Earlier this year, I was fortunate enough to visit the world-renowned Faviken restaurant in Sweden, on a beautiful estate set in the Jamtland mountains.
It really was a special occasion for me as a food lover, but also as an organic grower and someone passionate about sustainability. It’s not just the fact that Faviken is currently ranked #41 in the World’s 50 Best Restaurants list, and so an extraordinary taste experience, but also their application of the concept of sustainability in everything they do.
Because all the food at Faviken is—with very few exceptions—entirely grown, gathered, hunted and farmed within the local community. In fact, they recently took down their polytunnels because they felt it was ‘forcing’ Nature, pushing growth beyond the natural seasons. Quite a radical concept, I’m sure you’ll agree!

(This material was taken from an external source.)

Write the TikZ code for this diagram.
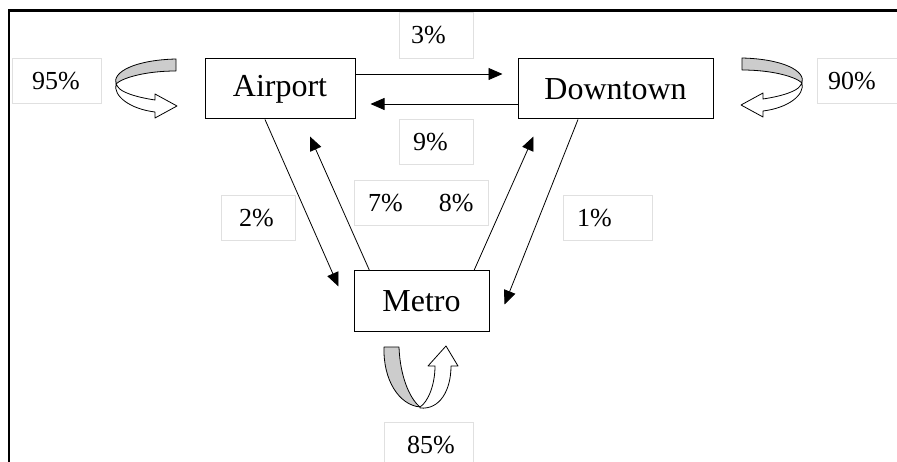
\documentclass[tikz,border=0pt]{standalone}
\usepackage{fontspec}
\setmainfont{Liberation Serif}
\usetikzlibrary{arrows.meta}
\newcommand\curlarrow{%
\draw[curl, fill=black!20] (0,0) .. controls (-41,1) and (-64,13) .. (-60,25) .. controls (-54,19) and (-31,12) .. (0,12) -- cycle;
\draw[curl, fill=white] (-60,25) .. controls (-63,37) and (-46,50) .. (-21,53) -- (-21,59) -- (1,47) -- (-21,35) -- (-21,41) .. controls (-41,38) and (-55,33) .. (-58,28) -- cycle;}
\begin{document}
\begin{tikzpicture}[x=1pt, y=-1pt,
  place/.style={draw, line width=1pt, inner sep=0pt, font=\fontsize{32}{36}\selectfont},
  lbl/.style={draw=black!12, anchor=north west, align=left, inner ysep=0pt, font=\fontsize{26}{30}\selectfont},
  arr/.style={line width=0.8pt, -{Triangle[length=14pt,width=12pt]}},
  curl/.style={line width=0.8pt, line join=round}]
\useasboundingbox (0,0) rectangle (897,462);
\draw[line width=2.5pt] (9,462) -- (9,10.5) -- (900,10.5);
% states
\node[place, minimum width=150pt, minimum height=60pt] (airport) at (280,89){Airport};
\node[place, minimum width=195pt, minimum height=60pt] (downtown) at (615.5,89){Downtown};
\node[place, minimum width=135pt, minimum height=61pt] (metro) at (421.5,301.5){Metro};
% transitions
\draw[arr] ([yshift=15pt]airport.east) -- ([xshift=-15pt,yshift=15pt]downtown.west);
\draw[arr] ([yshift=-15pt]downtown.west) -- ([xshift=15pt,yshift=-15pt]airport.east);
\draw[arr] ([xshift=-15pt]airport.south) -- ([xshift=-15pt,yshift=15pt]metro.west);
\draw[arr] ([xshift=-52pt]metro.north) -- ([xshift=30pt,yshift=-17pt]airport.south);
\draw[arr] ([xshift=52.5pt]metro.north) -- ([xshift=-82pt,yshift=-17pt]downtown.south);
\draw[arr] ([xshift=-37.5pt]downtown.south) -- ([xshift=15pt,yshift=-3pt]metro.east);
% loops
\begin{scope}[shift={(176,59)}]
\curlarrow
\end{scope}
\begin{scope}[shift={(742,58)}, xscale=-1]
\curlarrow
\end{scope}
\draw[curl, fill=black!20] (384,347) -- (399,347) .. controls (400,375) and (409,398) .. (420,407) .. controls (399,405) and (383,380) .. (384,347) -- cycle;
\draw[curl, fill=white] (420,407) .. controls (428,402) and (435,385) .. (435,366) -- (428,366) -- (446,346) -- (458,366) -- (451,366) .. controls (451,390) and (440,410) .. (420,408) -- cycle;
% probabilities
\node[lbl, text width=49pt, inner xsep=20pt, minimum height=45pt] (p95) at (12,58){95\%};
\node[lbl, text width=68pt, inner xsep=11pt, minimum height=45pt] (p90) at (817,58){90\%};
\node[lbl, text width=50pt, inner xsep=12pt, minimum height=46pt] (p3) at (399,12){3\%};
\node[lbl, text width=46pt, inner xsep=14pt, minimum height=45pt] (p9) at (399,119){9\%};
\node[lbl, text width=38pt, inner xsep=18pt, minimum height=45pt] (p2) at (221,195){2\%};
\node[lbl, text width=106pt, inner xsep=14pt, minimum height=45pt] (p78) at (354,180){7\%\hspace{36pt}8\%};
\node[lbl, text width=61pt, inner xsep=14pt, minimum height=45pt] (p1) at (563,195){1\%};
\node[lbl, text width=43pt, inner xsep=23pt, minimum height=45pt] (p85) at (384,422){85\%};
\end{tikzpicture}
\end{document}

During the summer and autumn months the team at Faviken harvest, gather and buy all manner of foods from the nearby area. They then dry, pickle, salt, juice, freeze, jelly and bottle everything they can, before storing it all in a truly incredible cellar (above) built deep under the earth. This literal cornucopia provides up to 24 guests with at least as many delicious courses every single night, all through the long, dark Nordic winter, until summer and autumn return. Just when the cellar is bare, so the cycle begins again.
It was a magical experience and one I will never forget. Guests are involved in the whole experience and we were able to visit the garden (albeit it covered in snow and ice!) and the amazing cellar, as well as the kitchen. As you might expect, the food was extraordinary. I am truly happy to say there was more flavour in the tiny fermented carrot, the very first thing I ate at Faviken, than any winter grown courgette or airfreighted iceberg lettuce.
My favourite dish was the very last of the cabbage, served with very good cream and Finnish fish eggs. One dish starred tiny singed Brussel sprout leaves—the same leaves that usually find themselves in the plug hole then on the compost, if they are lucky!—on a set broth with toasted oats.
In fact, seasonal vegetables featured in every part of the meal. Raw Jerusalem artichoke with dark roasted cereals, potato dream, a sweet chewy macaroon, and pickled, semi dried root vegetables that we nibbled with our coffee.
Every element on the plate was valued and respected, and it was wonderful to see such humble, often ignored vegetables–and even parts of vegetables–playing such important roles in this incredible production. Who needs the Hollywood stars when the parts can be equally filled by such talented local players? The only irony was that we had travelled over 1,000 miles to eat it. Still, it was inspirational and I intend to adopt their approaches in the future here at Coleshill.
Give me a Winter’s Tale of true flavours, cherished leaves and long awaited pickles than California Dreams of air-freighted lettuces any day!